Work instructions: Omit all images. Transcribe the rest of the material below exactly.

Source excerpt:
---
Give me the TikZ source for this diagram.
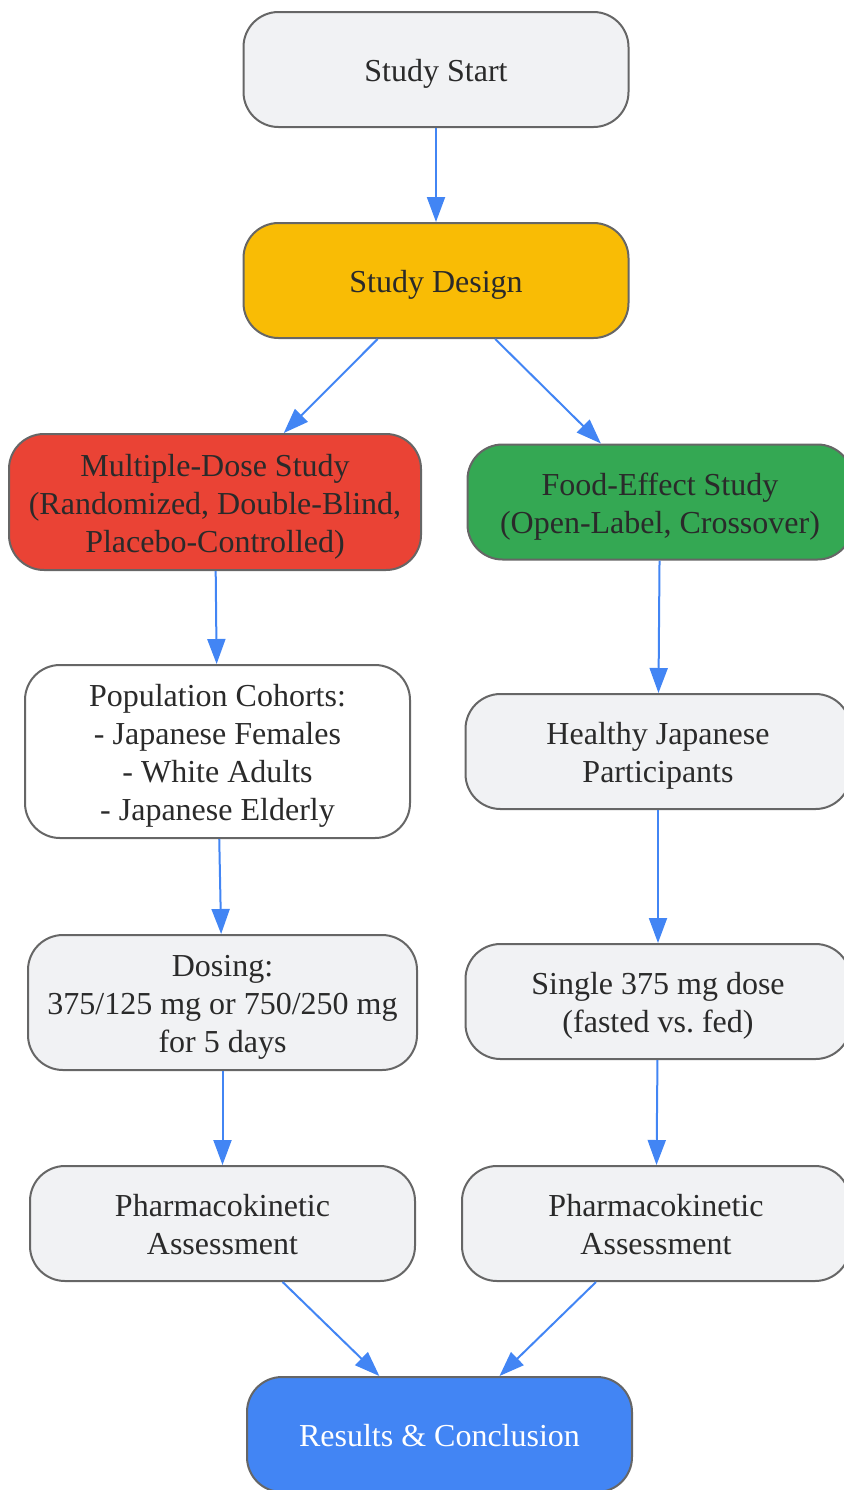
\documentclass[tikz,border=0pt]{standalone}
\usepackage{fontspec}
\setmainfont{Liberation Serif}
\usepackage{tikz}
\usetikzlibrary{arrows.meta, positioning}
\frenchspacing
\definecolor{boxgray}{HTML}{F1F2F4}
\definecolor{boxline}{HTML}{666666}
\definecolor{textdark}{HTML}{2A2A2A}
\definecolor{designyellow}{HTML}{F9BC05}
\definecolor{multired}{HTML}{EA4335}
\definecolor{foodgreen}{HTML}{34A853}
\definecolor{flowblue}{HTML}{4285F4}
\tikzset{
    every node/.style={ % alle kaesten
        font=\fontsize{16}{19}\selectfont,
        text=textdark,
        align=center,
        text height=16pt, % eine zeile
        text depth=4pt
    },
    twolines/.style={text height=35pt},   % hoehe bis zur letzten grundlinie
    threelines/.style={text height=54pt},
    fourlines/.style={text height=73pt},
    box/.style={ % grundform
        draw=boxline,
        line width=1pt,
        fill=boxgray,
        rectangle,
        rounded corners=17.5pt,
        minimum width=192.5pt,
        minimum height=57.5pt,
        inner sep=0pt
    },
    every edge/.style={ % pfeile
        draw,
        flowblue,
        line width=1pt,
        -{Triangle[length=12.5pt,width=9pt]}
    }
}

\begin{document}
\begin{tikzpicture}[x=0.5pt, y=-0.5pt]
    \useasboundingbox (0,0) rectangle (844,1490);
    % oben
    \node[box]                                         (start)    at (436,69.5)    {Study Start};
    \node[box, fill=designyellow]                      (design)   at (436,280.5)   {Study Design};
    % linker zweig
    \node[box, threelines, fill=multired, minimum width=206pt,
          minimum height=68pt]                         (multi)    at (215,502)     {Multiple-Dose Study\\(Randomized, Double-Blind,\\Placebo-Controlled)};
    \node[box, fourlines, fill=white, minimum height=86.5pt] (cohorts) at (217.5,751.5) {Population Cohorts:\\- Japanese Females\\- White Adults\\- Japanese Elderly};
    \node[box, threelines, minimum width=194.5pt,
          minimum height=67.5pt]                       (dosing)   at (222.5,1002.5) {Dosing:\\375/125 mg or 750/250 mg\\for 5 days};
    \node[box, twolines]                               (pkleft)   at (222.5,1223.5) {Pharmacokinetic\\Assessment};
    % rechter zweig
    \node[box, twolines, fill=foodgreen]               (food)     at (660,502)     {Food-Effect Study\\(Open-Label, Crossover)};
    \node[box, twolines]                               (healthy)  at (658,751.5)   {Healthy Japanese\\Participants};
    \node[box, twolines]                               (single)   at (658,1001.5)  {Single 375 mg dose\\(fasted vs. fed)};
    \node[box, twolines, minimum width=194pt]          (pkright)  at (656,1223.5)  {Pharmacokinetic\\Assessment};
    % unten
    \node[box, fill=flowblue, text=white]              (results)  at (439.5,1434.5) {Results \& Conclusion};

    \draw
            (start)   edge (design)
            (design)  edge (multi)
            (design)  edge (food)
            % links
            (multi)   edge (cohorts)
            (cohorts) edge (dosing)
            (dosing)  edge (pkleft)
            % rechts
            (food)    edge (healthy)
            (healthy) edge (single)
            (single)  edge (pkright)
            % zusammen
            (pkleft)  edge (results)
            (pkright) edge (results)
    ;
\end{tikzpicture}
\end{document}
---
Answer to the problem:
Give me the TikZ source for this diagram.
\documentclass[tikz,border=0pt]{standalone}
\usepackage{fontspec}
\setmainfont{Liberation Serif}
\usepackage{tikz}
\usetikzlibrary{arrows.meta, positioning}
\frenchspacing
\definecolor{boxgray}{HTML}{F1F2F4}
\definecolor{boxline}{HTML}{666666}
\definecolor{textdark}{HTML}{2A2A2A}
\definecolor{designyellow}{HTML}{F9BC05}
\definecolor{multired}{HTML}{EA4335}
\definecolor{foodgreen}{HTML}{34A853}
\definecolor{flowblue}{HTML}{4285F4}
\tikzset{
    every node/.style={ % alle kaesten
        font=\fontsize{16}{19}\selectfont,
        text=textdark,
        align=center,
        text height=16pt, % eine zeile
        text depth=4pt
    },
    twolines/.style={text height=35pt},   % hoehe bis zur letzten grundlinie
    threelines/.style={text height=54pt},
    fourlines/.style={text height=73pt},
    box/.style={ % grundform
        draw=boxline,
        line width=1pt,
        fill=boxgray,
        rectangle,
        rounded corners=17.5pt,
        minimum width=192.5pt,
        minimum height=57.5pt,
        inner sep=0pt
    },
    every edge/.style={ % pfeile
        draw,
        flowblue,
        line width=1pt,
        -{Triangle[length=12.5pt,width=9pt]}
    }
}

\begin{document}
\begin{tikzpicture}[x=0.5pt, y=-0.5pt]
    \useasboundingbox (0,0) rectangle (844,1490);
    % oben
    \node[box]                                         (start)    at (436,69.5)    {Study Start};
    \node[box, fill=designyellow]                      (design)   at (436,280.5)   {Study Design};
    % linker zweig
    \node[box, threelines, fill=multired, minimum width=206pt,
          minimum height=68pt]                         (multi)    at (215,502)     {Multiple-Dose Study\\(Randomized, Double-Blind,\\Placebo-Controlled)};
    \node[box, fourlines, fill=white, minimum height=86.5pt] (cohorts) at (217.5,751.5) {Population Cohorts:\\- Japanese Females\\- White Adults\\- Japanese Elderly};
    \node[box, threelines, minimum width=194.5pt,
          minimum height=67.5pt]                       (dosing)   at (222.5,1002.5) {Dosing:\\375/125 mg or 750/250 mg\\for 5 days};
    \node[box, twolines]                               (pkleft)   at (222.5,1223.5) {Pharmacokinetic\\Assessment};
    % rechter zweig
    \node[box, twolines, fill=foodgreen]               (food)     at (660,502)     {Food-Effect Study\\(Open-Label, Crossover)};
    \node[box, twolines]                               (healthy)  at (658,751.5)   {Healthy Japanese\\Participants};
    \node[box, twolines]                               (single)   at (658,1001.5)  {Single 375 mg dose\\(fasted vs. fed)};
    \node[box, twolines, minimum width=194pt]          (pkright)  at (656,1223.5)  {Pharmacokinetic\\Assessment};
    % unten
    \node[box, fill=flowblue, text=white]              (results)  at (439.5,1434.5) {Results \& Conclusion};

    \draw
            (start)   edge (design)
            (design)  edge (multi)
            (design)  edge (food)
            % links
            (multi)   edge (cohorts)
            (cohorts) edge (dosing)
            (dosing)  edge (pkleft)
            % rechts
            (food)    edge (healthy)
            (healthy) edge (single)
            (single)  edge (pkright)
            % zusammen
            (pkleft)  edge (results)
            (pkright) edge (results)
    ;
\end{tikzpicture}
\end{document}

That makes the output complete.